What the exercise asks → Print them exactly: the lines from the beginning of the entries below through the line that contains "(trans) [lbl,anchor=base west]", and only those, with the pictures left out.

Input data →
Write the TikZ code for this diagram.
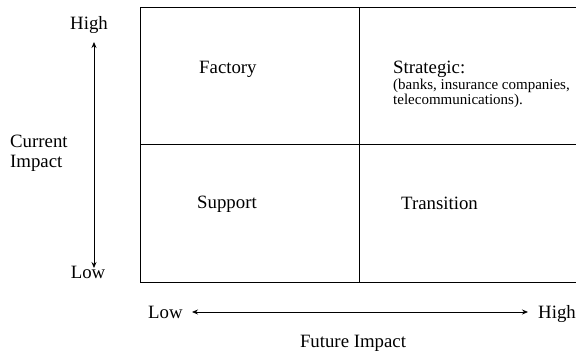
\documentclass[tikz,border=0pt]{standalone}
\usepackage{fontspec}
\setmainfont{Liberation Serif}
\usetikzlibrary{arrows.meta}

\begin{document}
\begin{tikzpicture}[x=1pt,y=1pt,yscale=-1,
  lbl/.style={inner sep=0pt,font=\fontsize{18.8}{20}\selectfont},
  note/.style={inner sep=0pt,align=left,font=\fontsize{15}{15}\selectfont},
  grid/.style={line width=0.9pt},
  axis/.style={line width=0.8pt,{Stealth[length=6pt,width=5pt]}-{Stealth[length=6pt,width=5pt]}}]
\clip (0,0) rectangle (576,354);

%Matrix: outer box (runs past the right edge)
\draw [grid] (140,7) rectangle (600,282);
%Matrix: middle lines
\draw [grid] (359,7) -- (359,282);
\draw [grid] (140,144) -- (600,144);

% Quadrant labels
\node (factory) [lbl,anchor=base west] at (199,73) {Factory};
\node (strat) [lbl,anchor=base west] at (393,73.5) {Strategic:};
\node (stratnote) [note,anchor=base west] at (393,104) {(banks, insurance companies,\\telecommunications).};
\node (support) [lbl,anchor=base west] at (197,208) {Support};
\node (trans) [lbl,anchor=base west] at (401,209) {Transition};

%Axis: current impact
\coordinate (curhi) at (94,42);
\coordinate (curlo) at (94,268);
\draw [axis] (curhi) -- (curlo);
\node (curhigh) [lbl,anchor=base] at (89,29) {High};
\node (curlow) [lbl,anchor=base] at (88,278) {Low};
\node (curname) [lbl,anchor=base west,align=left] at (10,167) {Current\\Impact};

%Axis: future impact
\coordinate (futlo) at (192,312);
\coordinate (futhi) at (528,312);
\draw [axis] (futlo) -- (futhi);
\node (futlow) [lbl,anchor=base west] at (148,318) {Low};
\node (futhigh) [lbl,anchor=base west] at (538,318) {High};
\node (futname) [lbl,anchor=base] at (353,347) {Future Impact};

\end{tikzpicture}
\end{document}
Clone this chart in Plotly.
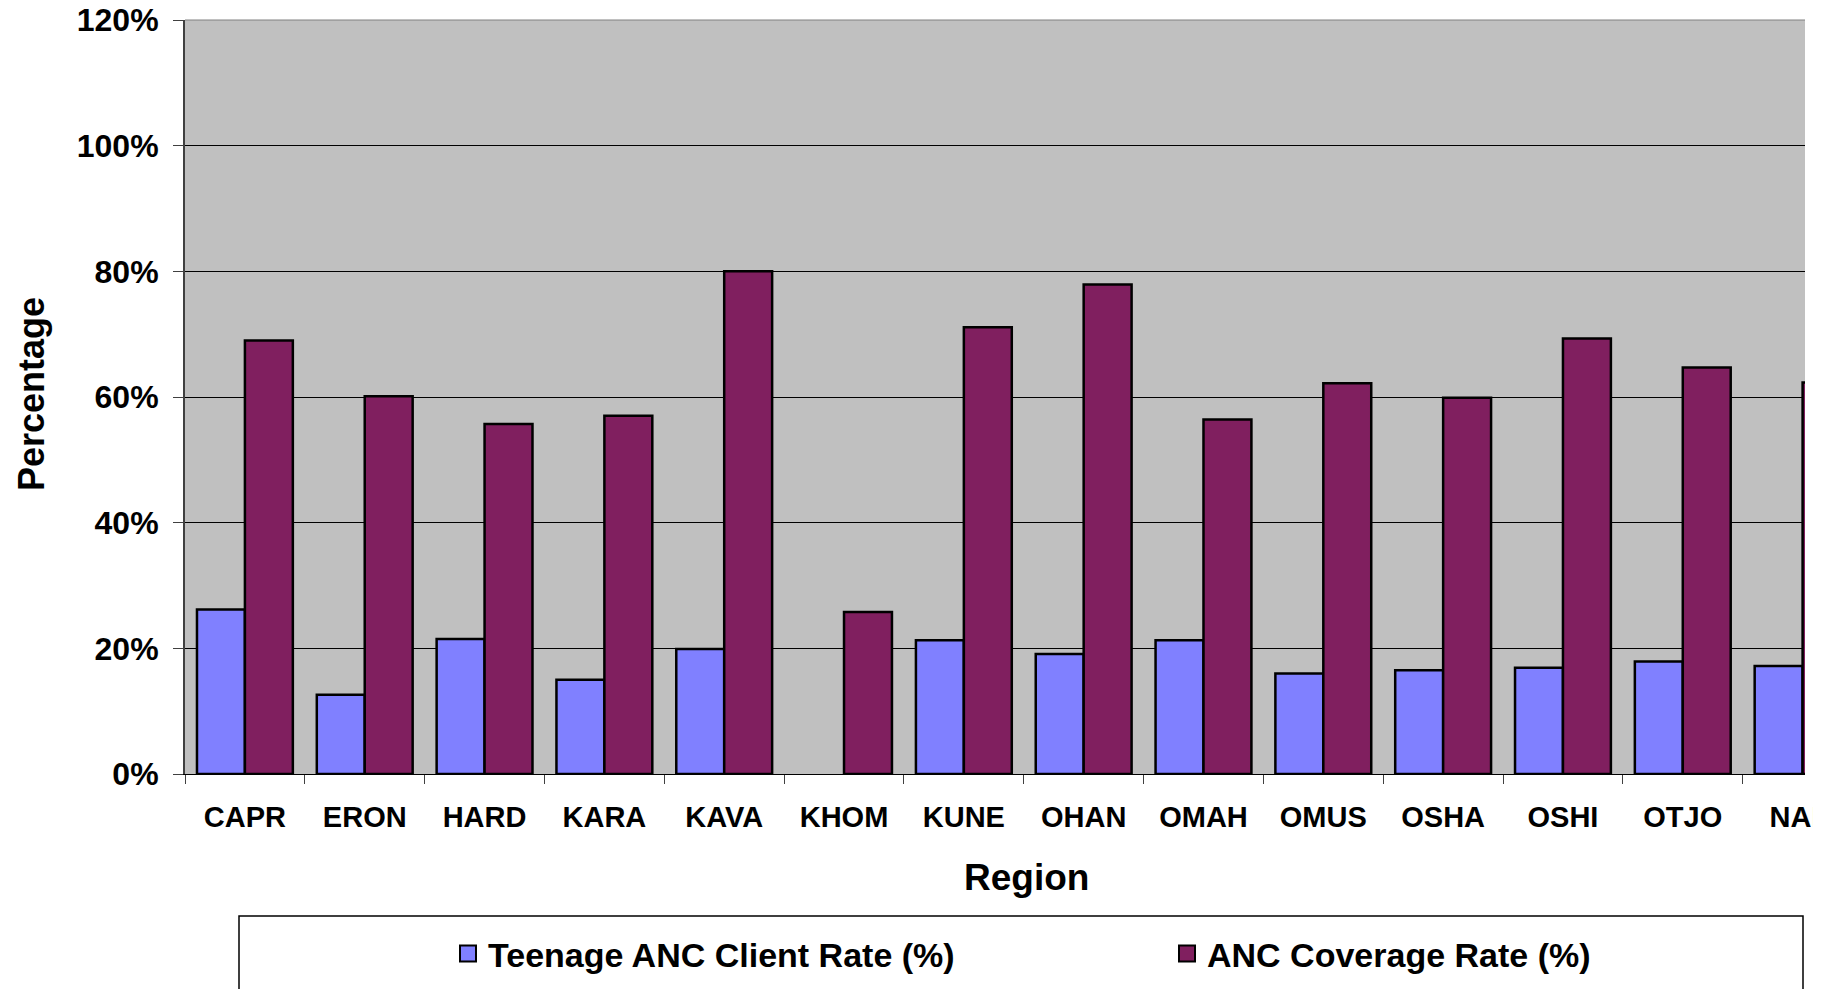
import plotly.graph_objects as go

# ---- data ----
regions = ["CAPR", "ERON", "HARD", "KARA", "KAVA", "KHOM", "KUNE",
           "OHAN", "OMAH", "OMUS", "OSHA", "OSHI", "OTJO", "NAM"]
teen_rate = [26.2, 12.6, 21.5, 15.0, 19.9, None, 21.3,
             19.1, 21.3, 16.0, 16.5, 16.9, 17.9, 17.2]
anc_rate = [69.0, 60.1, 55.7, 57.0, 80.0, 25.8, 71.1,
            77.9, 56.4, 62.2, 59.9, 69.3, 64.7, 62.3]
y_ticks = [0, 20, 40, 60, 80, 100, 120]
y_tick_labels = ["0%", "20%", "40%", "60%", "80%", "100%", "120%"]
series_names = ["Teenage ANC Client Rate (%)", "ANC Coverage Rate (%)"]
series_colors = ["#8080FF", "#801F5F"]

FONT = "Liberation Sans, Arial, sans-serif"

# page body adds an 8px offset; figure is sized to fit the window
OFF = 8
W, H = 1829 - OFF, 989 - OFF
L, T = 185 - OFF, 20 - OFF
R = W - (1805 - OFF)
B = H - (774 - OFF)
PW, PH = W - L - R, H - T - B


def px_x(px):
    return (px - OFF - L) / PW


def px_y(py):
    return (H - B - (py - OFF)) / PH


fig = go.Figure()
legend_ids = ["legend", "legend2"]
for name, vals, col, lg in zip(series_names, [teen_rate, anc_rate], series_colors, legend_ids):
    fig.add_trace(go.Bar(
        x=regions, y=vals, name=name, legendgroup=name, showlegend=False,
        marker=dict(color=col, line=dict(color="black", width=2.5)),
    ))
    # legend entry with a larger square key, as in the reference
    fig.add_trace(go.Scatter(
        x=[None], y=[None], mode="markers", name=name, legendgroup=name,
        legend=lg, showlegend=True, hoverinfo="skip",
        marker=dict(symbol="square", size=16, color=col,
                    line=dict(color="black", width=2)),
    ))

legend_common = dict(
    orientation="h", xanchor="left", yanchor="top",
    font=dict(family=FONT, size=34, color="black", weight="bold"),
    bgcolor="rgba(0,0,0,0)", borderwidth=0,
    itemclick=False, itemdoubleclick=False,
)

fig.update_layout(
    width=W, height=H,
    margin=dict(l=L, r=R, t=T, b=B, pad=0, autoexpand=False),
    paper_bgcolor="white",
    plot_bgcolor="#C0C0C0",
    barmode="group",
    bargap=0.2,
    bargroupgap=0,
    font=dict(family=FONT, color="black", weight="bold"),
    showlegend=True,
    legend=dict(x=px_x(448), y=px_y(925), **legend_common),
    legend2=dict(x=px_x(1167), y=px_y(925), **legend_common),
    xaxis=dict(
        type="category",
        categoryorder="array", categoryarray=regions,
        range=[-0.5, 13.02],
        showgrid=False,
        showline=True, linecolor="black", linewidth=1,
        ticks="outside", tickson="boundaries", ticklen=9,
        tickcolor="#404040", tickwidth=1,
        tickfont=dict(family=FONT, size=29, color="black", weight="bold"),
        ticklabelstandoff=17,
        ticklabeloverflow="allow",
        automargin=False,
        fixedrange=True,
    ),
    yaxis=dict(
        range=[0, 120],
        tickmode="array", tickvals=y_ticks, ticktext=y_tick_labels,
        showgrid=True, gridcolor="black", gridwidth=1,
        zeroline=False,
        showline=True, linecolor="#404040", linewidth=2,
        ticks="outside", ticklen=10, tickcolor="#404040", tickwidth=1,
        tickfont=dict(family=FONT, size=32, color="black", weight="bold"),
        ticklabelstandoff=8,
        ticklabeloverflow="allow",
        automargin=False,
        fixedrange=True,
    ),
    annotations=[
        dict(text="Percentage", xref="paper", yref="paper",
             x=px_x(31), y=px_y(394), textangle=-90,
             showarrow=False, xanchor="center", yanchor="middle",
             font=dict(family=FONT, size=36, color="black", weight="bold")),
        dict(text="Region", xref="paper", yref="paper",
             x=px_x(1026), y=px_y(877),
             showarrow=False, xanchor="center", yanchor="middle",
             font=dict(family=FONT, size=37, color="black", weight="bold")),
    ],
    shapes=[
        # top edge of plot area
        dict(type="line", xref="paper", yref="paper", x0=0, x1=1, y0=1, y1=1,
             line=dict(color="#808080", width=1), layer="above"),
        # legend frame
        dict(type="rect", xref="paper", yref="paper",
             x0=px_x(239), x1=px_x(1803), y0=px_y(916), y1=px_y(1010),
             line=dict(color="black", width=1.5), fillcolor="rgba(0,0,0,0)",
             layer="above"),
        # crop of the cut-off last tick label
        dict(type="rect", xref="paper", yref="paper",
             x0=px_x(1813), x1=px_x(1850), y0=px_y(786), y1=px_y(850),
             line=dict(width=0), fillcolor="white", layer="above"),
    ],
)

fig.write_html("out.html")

Right answer →
Write the TikZ code for this diagram.
\documentclass[tikz,border=0pt]{standalone}
\usepackage{fontspec}
\setmainfont{Liberation Serif}
\usetikzlibrary{arrows.meta}

\begin{document}
\begin{tikzpicture}[x=1pt,y=1pt,yscale=-1,
  lbl/.style={inner sep=0pt,font=\fontsize{18.8}{20}\selectfont},
  note/.style={inner sep=0pt,align=left,font=\fontsize{15}{15}\selectfont},
  grid/.style={line width=0.9pt},
  axis/.style={line width=0.8pt,{Stealth[length=6pt,width=5pt]}-{Stealth[length=6pt,width=5pt]}}]
\clip (0,0) rectangle (576,354);

%Matrix: outer box (runs past the right edge)
\draw [grid] (140,7) rectangle (600,282);
%Matrix: middle lines
\draw [grid] (359,7) -- (359,282);
\draw [grid] (140,144) -- (600,144);

% Quadrant labels
\node (factory) [lbl,anchor=base west] at (199,73) {Factory};
\node (strat) [lbl,anchor=base west] at (393,73.5) {Strategic:};
\node (stratnote) [note,anchor=base west] at (393,104) {(banks, insurance companies,\\telecommunications).};
\node (support) [lbl,anchor=base west] at (197,208) {Support};
\node (trans) [lbl,anchor=base west] at (401,209) {Transition};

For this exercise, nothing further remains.